▸ **AVAILABLE DATA**:
----

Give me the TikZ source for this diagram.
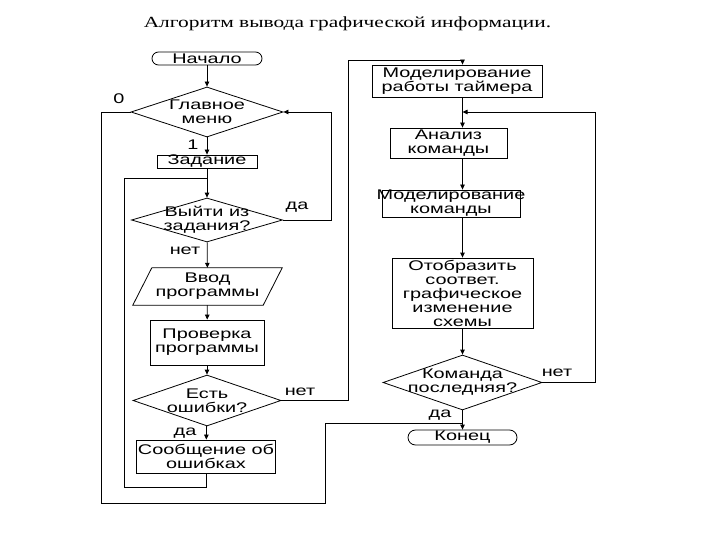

----

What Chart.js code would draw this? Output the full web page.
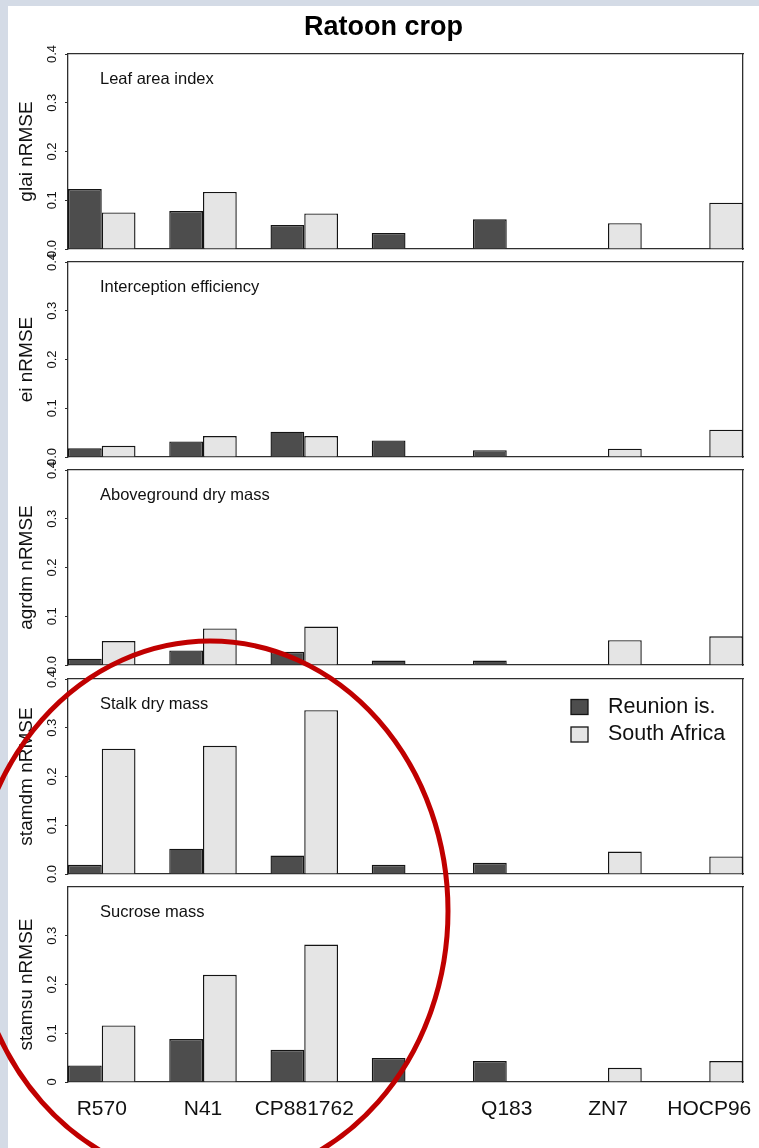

----

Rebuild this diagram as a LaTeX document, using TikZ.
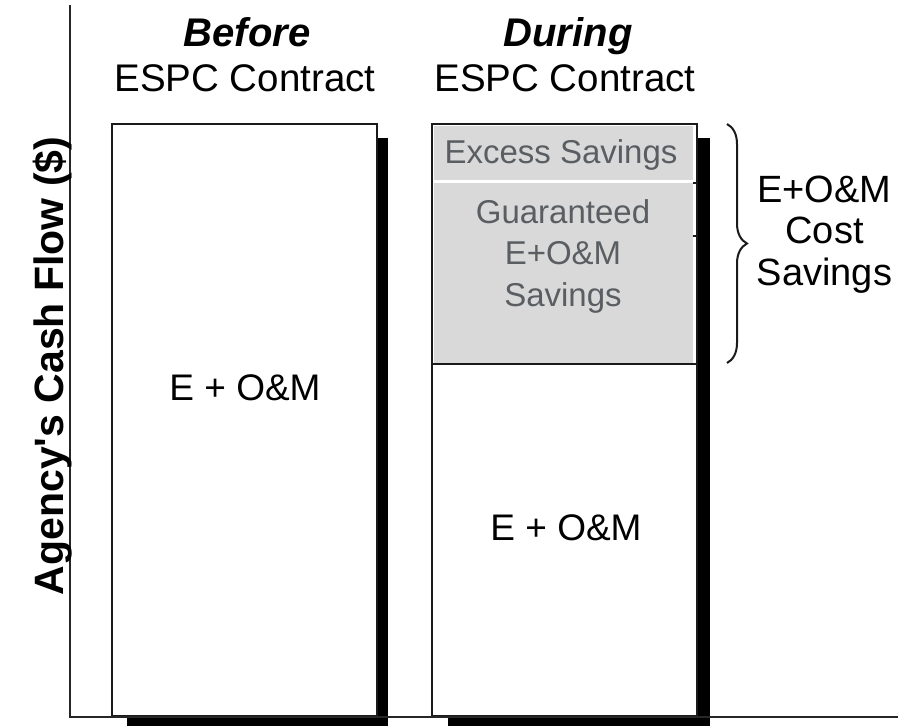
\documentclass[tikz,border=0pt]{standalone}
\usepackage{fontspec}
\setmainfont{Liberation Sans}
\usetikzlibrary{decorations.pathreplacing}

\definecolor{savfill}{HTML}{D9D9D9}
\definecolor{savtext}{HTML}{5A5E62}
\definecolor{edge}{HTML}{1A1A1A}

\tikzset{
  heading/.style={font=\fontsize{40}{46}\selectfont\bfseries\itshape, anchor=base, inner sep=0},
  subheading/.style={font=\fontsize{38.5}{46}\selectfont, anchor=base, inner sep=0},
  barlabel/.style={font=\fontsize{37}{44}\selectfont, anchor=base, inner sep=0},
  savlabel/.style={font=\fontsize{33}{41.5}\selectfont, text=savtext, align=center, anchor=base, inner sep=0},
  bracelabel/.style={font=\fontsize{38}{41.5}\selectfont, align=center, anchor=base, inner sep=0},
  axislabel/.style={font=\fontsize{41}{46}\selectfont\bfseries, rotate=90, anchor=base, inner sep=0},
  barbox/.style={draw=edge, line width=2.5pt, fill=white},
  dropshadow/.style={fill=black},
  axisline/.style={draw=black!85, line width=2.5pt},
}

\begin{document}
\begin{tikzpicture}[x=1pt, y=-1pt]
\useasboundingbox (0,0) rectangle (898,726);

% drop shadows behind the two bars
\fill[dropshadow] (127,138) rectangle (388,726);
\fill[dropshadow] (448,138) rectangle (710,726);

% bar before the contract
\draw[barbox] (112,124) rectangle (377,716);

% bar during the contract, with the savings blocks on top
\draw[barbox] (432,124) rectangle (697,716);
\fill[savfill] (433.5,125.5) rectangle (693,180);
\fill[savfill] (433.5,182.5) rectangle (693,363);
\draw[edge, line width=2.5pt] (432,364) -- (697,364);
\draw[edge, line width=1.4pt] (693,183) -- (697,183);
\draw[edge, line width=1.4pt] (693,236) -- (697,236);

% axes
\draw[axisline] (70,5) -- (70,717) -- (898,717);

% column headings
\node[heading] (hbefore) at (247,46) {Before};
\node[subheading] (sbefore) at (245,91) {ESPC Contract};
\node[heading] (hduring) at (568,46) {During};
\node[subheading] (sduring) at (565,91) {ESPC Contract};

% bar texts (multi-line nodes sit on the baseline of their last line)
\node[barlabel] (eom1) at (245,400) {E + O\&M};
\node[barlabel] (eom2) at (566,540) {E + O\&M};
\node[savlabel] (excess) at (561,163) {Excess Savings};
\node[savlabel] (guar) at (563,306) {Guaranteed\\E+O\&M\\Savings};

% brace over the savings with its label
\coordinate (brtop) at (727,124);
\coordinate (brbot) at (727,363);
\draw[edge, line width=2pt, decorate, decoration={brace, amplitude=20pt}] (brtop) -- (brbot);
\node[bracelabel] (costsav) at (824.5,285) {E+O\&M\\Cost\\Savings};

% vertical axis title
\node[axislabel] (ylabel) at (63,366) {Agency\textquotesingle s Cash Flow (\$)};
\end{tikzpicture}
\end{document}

----

▸ **WHAT THE TASK REQUIRES**:
State the number of lines in the preceding entries that include the word "diagram". Provide nothing else.

▸ **ANSWER TO THE EXERCISE**:
2